By contrast, in Pittsburgh the median annual rent was $7,800, or about $650 a month. With an average compensation of $45,800, the average rent burden for a recent college graduate would be 17.1%, one of the lowest burdens for any of the metro areas covered by the AIA’s recent compensation report. In general, areas with higher average starting compensation also tend to be areas with higher average rent burdens.
Benefits Shifting
Overall, the value of fringe benefits offered by architecture firms to their employees in 2018 remained generally consistent with where it has been over the last several years, at about 17% of base pay for full-time professional, technical, nontechnical, and administrative employees, according to the 2019 AIA Compensation Report.

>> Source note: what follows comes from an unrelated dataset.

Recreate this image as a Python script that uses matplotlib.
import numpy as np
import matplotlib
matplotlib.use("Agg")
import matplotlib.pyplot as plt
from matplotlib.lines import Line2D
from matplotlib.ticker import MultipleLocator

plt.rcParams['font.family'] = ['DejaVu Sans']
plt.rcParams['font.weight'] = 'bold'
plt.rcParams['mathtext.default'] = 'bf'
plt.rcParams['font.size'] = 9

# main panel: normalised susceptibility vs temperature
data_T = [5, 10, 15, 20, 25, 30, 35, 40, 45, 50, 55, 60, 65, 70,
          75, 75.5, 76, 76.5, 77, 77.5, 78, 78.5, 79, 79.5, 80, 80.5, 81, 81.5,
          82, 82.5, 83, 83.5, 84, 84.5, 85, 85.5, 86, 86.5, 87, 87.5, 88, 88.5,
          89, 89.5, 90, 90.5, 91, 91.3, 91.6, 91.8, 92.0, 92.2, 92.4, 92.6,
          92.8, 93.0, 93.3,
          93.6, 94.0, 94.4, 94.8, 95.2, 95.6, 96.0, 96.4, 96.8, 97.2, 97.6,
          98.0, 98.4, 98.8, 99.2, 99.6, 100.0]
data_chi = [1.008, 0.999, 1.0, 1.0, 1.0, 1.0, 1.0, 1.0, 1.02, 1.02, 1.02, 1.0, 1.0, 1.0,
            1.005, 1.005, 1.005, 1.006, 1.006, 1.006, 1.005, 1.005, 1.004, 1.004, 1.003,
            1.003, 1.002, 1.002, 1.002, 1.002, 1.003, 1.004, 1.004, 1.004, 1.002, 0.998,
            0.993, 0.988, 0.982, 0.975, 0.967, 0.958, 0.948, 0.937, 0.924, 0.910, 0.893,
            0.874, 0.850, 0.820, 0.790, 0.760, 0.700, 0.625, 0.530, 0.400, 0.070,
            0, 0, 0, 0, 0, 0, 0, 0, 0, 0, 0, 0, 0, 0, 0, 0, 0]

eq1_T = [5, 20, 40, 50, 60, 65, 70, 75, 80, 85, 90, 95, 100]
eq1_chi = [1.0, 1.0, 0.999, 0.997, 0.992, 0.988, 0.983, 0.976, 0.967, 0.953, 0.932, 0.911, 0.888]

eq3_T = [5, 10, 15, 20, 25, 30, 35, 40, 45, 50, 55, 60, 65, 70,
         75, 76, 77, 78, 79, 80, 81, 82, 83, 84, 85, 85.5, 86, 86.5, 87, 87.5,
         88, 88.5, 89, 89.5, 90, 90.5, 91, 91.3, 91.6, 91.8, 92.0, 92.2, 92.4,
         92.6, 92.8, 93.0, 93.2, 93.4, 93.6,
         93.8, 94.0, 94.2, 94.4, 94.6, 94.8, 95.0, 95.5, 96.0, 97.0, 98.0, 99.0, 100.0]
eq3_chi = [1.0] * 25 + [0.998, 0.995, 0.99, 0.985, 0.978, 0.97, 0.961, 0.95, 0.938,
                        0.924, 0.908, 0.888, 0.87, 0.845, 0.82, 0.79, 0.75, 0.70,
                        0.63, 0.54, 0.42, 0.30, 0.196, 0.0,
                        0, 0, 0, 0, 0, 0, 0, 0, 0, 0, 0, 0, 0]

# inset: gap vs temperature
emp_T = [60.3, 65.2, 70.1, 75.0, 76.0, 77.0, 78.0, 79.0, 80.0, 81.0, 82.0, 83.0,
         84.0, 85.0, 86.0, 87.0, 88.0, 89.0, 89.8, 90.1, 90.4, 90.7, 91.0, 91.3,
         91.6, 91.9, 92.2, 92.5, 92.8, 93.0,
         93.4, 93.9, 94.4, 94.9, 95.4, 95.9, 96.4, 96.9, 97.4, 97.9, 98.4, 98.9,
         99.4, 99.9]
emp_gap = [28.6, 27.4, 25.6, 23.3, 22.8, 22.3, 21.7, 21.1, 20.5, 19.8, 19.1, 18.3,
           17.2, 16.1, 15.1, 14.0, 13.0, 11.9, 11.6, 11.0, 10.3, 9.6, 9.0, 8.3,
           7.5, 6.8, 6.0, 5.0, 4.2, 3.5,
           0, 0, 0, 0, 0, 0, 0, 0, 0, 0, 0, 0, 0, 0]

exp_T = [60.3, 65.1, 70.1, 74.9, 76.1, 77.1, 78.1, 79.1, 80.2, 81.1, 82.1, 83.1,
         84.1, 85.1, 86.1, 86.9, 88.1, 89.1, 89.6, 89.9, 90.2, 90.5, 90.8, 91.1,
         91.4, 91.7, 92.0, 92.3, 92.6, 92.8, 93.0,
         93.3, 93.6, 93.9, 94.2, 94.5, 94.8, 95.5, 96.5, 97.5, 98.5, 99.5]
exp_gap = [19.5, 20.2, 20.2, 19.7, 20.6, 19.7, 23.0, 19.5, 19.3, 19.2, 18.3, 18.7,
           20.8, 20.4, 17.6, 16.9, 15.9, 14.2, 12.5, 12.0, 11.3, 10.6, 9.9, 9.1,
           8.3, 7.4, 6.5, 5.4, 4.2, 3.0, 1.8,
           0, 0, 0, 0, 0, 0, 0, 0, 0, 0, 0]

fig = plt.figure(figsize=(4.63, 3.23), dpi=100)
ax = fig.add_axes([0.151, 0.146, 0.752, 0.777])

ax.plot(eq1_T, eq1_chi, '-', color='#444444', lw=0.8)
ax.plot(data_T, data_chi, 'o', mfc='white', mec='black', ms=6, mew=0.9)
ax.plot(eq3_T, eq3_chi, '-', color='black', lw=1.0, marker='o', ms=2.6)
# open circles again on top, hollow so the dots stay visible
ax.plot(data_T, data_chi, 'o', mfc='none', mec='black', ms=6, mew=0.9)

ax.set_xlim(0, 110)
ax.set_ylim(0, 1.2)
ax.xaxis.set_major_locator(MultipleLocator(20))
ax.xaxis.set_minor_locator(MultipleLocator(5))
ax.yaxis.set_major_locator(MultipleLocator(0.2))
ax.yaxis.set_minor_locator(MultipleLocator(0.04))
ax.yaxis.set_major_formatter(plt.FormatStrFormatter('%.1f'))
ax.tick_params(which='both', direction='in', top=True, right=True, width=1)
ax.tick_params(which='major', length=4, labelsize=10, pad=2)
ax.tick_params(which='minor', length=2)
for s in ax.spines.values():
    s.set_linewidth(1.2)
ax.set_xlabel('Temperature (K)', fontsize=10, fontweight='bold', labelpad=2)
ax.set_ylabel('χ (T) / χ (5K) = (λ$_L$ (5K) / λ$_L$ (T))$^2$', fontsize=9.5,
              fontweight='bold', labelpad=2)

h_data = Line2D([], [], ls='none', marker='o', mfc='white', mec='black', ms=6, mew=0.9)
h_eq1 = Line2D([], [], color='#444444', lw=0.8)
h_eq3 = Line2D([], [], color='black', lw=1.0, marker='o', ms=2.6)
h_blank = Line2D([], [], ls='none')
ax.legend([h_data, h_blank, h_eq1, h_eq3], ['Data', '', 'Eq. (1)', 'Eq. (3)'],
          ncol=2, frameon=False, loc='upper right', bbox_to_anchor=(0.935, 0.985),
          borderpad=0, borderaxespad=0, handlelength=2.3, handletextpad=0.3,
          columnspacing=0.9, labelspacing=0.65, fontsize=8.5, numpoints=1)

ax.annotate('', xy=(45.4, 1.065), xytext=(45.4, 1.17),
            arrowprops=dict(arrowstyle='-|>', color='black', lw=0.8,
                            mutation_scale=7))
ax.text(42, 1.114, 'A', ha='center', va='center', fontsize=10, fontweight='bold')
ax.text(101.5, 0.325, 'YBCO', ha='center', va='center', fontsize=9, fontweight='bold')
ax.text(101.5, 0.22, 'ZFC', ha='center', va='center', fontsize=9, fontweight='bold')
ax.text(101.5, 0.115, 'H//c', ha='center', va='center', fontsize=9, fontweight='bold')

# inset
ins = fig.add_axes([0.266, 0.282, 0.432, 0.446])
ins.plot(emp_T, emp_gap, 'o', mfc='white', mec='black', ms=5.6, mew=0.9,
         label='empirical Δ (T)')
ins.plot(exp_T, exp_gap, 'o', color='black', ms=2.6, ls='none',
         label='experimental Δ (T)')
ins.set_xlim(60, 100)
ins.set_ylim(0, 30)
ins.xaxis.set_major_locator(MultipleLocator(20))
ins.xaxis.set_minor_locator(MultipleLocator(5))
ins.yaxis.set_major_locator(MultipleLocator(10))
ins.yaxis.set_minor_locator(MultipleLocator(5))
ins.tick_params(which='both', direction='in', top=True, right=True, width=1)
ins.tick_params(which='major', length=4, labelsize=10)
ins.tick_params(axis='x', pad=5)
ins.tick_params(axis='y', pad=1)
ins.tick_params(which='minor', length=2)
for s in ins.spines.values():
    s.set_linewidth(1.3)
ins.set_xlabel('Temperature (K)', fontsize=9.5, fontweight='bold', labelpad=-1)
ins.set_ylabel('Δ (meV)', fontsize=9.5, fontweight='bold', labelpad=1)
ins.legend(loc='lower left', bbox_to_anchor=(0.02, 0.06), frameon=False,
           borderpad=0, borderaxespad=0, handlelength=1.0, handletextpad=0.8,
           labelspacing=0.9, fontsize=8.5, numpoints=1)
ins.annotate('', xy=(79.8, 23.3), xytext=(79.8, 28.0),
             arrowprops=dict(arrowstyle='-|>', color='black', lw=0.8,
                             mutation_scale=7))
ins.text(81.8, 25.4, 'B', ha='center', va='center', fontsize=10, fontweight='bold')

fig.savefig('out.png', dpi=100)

However, the value of benefits for part-time staff continued its recent decline, falling to an average of just 9% of base pay in 2018, from a peak of 18% in 2012.

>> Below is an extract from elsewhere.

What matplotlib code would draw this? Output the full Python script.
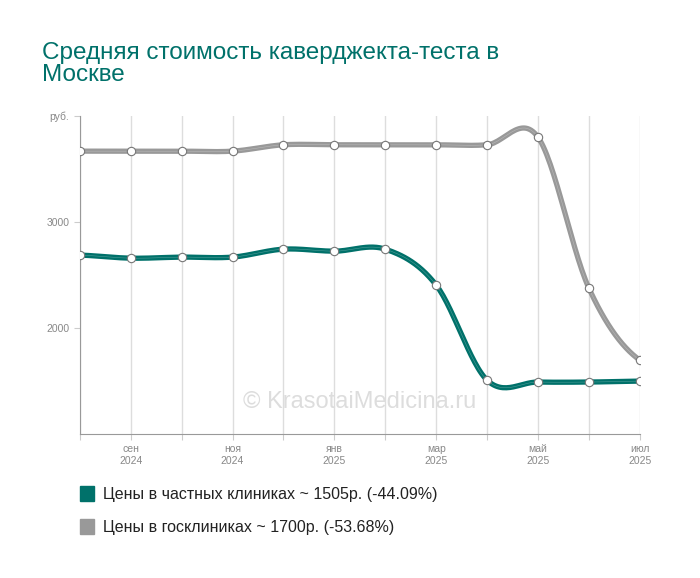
import numpy as np
import matplotlib
matplotlib.use("Agg")
import matplotlib.pyplot as plt
from matplotlib.patches import Rectangle

plt.rcParams["font.family"] = "Liberation Sans"

months = ["авг 2024", "сен\n2024", "окт 2024", "ноя\n2024", "дек 2024", "янв\n2025",
          "фев 2025", "мар\n2025", "апр 2025", "май\n2025", "июн 2025", "июл\n2025"]
private_prices = [2689, 2660, 2670, 2670, 2745, 2726, 2745, 2406, 1509, 1491, 1491, 1500]
public_prices = [3670, 3670, 3670, 3670, 3730, 3730, 3730, 3730, 3730, 3802, 2377, 1698]

GREEN = "#00716a"
GRAY = "#999999"


def catmull(x, y, n=30):
    x = np.asarray(x, float)
    y = np.asarray(y, float)
    px = np.concatenate([[2 * x[0] - x[1]], x, [2 * x[-1] - x[-2]]])
    py = np.concatenate([[y[0]], y, [y[-1]]])
    xs, ys = [], []
    for i in range(1, len(px) - 2):
        t = np.linspace(0, 1, n)
        for p, out in ((px, xs), (py, ys)):
            p0, p1, p2, p3 = p[i - 1], p[i], p[i + 1], p[i + 2]
            out.append(0.5 * (2 * p1 + (-p0 + p2) * t + (2 * p0 - 5 * p1 + 4 * p2 - p3) * t ** 2
                              + (-p0 + 3 * p1 - 3 * p2 + p3) * t ** 3))
    return np.concatenate(xs), np.concatenate(ys)


fig = plt.figure(figsize=(7, 5.78), dpi=100)
ax = fig.add_axes([0.114, 0.249, 0.8, 0.55])
x = np.arange(len(months))

for vals, col in ((public_prices, GRAY), (private_prices, GREEN)):
    sx, sy = catmull(x, vals)
    ax.plot(sx, sy, color=col, lw=3.8, solid_capstyle="round", zorder=3)
    ax.plot(sx, sy, color="white", lw=0.4, alpha=0.3, zorder=4)
    ax.plot(x, vals, "o", ms=6, mfc="white", mec="#777777", mew=0.8, zorder=5)

ax.set_xlim(0, 11)
ax.set_ylim(1000, 4000)
ax.set_xticks(x)
ax.set_xticklabels([m if "\n" in m else "" for m in months], fontsize=7.5, color="#888888")
ax.set_yticks([2000, 3000, 4000])
ax.set_yticklabels(["2000", "3000", "руб."], fontsize=7.5, color="#888888")
ax.tick_params(length=4, color="#cccccc")
ax.grid(axis="x", color="#dddddd", lw=1)
for s in ["top", "right"]:
    ax.spines[s].set_visible(False)
for s in ["left", "bottom"]:
    ax.spines[s].set_color("#999999")

ax.text(5.5, 1300, "© KrasotaiMedicina.ru", fontsize=17, color="#dddddd",
        ha="center", va="center", zorder=2)

fig.text(0.06, 0.928, "Средняя стоимость каверджекта-теста в\nМоскве", fontsize=17.5,
         color=GREEN, va="top", linespacing=1.0)

for i, (lbl, col) in enumerate((("Цены в частных клиниках ~ 1505р. (-44.09%)", GREEN),
                                ("Цены в госклиниках ~ 1700р. (-53.68%)", GRAY))):
    yy = 0.145 - i * 0.057
    fig.patches.append(Rectangle((0.114, yy - 0.012), 0.02, 0.026, color=col,
                                 transform=fig.transFigure, figure=fig))
    fig.text(0.147, yy, lbl, fontsize=11.5, va="center", color="#222222")

fig.savefig("out.png", dpi=100)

With the demand at architecture firms for qualified architectural staff rising in recent years, benefits, perks, and professional development support now play an increasingly important role in employment packages offered by firms. In addition, with firms paying greater attention to issues related to equity, diversity, and inclusion, firm culture has taken on a more prominent role to support employees along their career paths. And many of these benefits can also help firms to reduce their carbon footprint and meet sustainability goals, such as through offering employees remote work options, and through increased support for alternative forms of commuting, like subsidies for qualified transportation programs (e.g., public transit reimbursement or a bike sharing program).
Providing employees with the option to work remotely is an employee benefit that has become so commonplace that 87% of architecture firms offered it to their full-time employees in some capacity in 2018. This is largely regardless of firm size, with 78% of small firms reporting that they offered remote work in 2018, and 97% of large firms reporting the same. The largest share of firms, more than two-thirds overall, offered remote work on an ad hoc basis. In contrast, just 13% of firms offer full-time, or nearly full-time, remote work, with more than one-quarter of large firms offering this type of remote work, versus just 4% of small firms that offer the same.
Many firms also report that in 2018 they made a specific effort to encourage diversity in hiring and actively engaged in steps to enrich firm culture and retain employees throughout different life stages. Eighty-eight percent of firms reported that they employed a formalized annual employee review process in 2018, while 36% conducted a salary equity assessment by gender and/or race, 27% had transparent promotion and compensation practices, and 20% had a formal employee retention plan. In addition, 80% of firms indicated that they have specifically hired, promoted, and/or mentored employees with diverse backgrounds, 43% have proactively sought to develop diverse employees for leadership roles, and 25% have developed a firmwide value of diversity statement. To provide additional support, 16% of firms have also provided training and/or resources around the topic of intercultural competence.